Gary Gensler is sending a message to Wall Street: I am not leaving Washington quietly. In his final weeks as chairman of the Commodity Futures Trading Commission, Gensler has had the agency issue more than a dozen advisory opinions that close loopholes or tighten rules that govern the largest financial firms and swaps traders. The opinions, which were not voted on by other commissioners, covered such issues as regulation of overseas derivatives trades and competition in the swaps market.
President Obama has nominated Timothy Massad, a Treasury Department official, to succeed Gensler, whose term has expired and who must leave by the end of the year. Gensler is “trying to do an awful lot in a very short amount of time,” says Fred Hatfield, a former Democratic CFTC commissioner who now works at Patomak Global Partners, a regulatory consulting firm in Washington. “He’s leaving as little to chance as could be possible.”

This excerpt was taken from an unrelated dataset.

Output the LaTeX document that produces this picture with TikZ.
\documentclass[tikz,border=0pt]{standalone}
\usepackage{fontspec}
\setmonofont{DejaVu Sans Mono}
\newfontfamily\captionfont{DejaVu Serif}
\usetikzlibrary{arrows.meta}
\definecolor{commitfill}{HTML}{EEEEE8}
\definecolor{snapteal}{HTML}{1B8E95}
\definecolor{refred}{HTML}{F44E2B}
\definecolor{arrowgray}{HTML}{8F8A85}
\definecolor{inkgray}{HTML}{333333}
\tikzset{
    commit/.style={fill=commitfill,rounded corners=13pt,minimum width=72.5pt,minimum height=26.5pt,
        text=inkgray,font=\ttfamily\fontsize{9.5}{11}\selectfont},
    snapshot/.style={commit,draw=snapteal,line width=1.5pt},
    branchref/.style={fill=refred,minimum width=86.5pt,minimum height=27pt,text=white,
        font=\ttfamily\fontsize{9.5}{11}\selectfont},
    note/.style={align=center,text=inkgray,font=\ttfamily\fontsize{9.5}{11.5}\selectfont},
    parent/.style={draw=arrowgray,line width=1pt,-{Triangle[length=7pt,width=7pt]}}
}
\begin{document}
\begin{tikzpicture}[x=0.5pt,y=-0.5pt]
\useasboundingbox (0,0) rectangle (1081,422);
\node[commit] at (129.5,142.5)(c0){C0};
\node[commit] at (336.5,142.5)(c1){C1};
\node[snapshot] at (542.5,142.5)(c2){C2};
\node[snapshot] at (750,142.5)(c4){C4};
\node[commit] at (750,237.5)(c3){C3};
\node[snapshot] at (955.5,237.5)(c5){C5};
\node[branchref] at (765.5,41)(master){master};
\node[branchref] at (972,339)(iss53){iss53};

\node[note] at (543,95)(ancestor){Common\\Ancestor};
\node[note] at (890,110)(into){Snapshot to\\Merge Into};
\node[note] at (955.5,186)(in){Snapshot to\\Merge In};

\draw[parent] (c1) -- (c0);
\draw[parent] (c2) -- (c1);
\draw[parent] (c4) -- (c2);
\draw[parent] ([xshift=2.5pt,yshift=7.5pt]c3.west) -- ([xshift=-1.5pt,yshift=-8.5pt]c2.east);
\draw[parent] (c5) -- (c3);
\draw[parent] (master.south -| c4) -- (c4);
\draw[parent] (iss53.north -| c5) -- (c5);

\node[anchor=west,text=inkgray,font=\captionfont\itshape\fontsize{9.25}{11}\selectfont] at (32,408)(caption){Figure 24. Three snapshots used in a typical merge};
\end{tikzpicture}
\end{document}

The activity in recent weeks has set up a high-stakes confrontation between Gensler and Wall Street banks. Three industry trade groups sued the CFTC on Dec. 4 to block some of the last-minute moves. The banks had planned to negotiate on some rules after Gensler left, according to two people involved in the discussions. They and the others interviewed for this story spoke on condition of anonymity because their meetings were private. Gensler declined to comment.
A former Goldman Sachs partner, Gensler, 56, has emerged as one of Wall Street’s main adversaries in Washington. He has fought a five-year battle with the industry over how to draw up a safer and more open marketplace for derivatives, the products that helped create the global financial crisis in 2008. Charged with devising derivatives rules mandated by the 2010 Dodd-Frank act, he often pushes an issue to the brink before compromising.
The move most distressing to the banks is an advisory the CFTC issued on Nov. 14 closing a loophole that allowed banks to avoid agency oversight by setting up swaps deals in the U.S. and then booking them at their affiliates in London. The advisory says that traders based in the U.S. who arrange, negotiate, or execute a deal even on behalf of an overseas affiliate must comply with Dodd-Frank. Swaps are private agreements that allow investors to speculate or hedge their risks on interest rates, currencies, and bond or loan defaults.
The banks are concerned that the rule could disrupt current deals and expose their overseas businesses to more regulation. Rob Nichols, president of the Financial Services Forum, which represents the chief executives of the major Wall Street firms, says that his members want to make sure regulators in the U.S. and Europe are “rowing in the same direction” so the global swaps market isn’t disrupted, and that Gensler’s guidance on foreign trading is “counterproductive.” On Nov. 26, Gensler said the banks would have two months to comply with the rule.
Republican CFTC Commissioner Scott O’Malia criticized the foreign trading advisory as “regulatory insanity” in a Dec. 3 speech. A spokeswoman for EU financial services chief Michel Barnier said Barnier was surprised by the move, which seemed to go against an earlier deal Gensler had cut with the EU.
Another advisory that Gensler issued on Nov. 14 warned companies that operate swaps-trading platforms not to exclude hedge and pension funds or require them to play by different rules than banks. Gensler is also trying to push through rules that would increase transparency in the futures market. That is a response to actions taken last year by CME Group and IntercontinentalExchange, the two largest futures exchanges, to switch energy swaps to the futures market. (Bloomberg LP, parent of Bloomberg Businessweek, operates a trading platform known as a swap execution facility. A federal judge dismissed a lawsuit brought by the company to force the CFTC to restrict the shifting of swaps to futures.)
Gensler is creating problems for fellow regulators, demanding that they tighten the proposed Volcker Rule. While banning proprietary trading by banks, the Volcker Rule permits trades that act as hedges against risks a bank assumes when acting on behalf of clients. Gensler has said the final version of the rule, which must be approved by the CFTC and four other regulators, should include restrictions on banks’ ability to hedge against swings in their entire portfolios. After telling the president in November there was a 50-50 chance the rule would get done this year, Gensler has feverishly made his case to his fellow regulators. Last week, signaling an end to the negotiations, the CFTC and the other agencies scheduled a Dec. 10 vote on the rule. Gensler dismissed claims that he has thrown a wrench in the talks and called the process “collaborative.”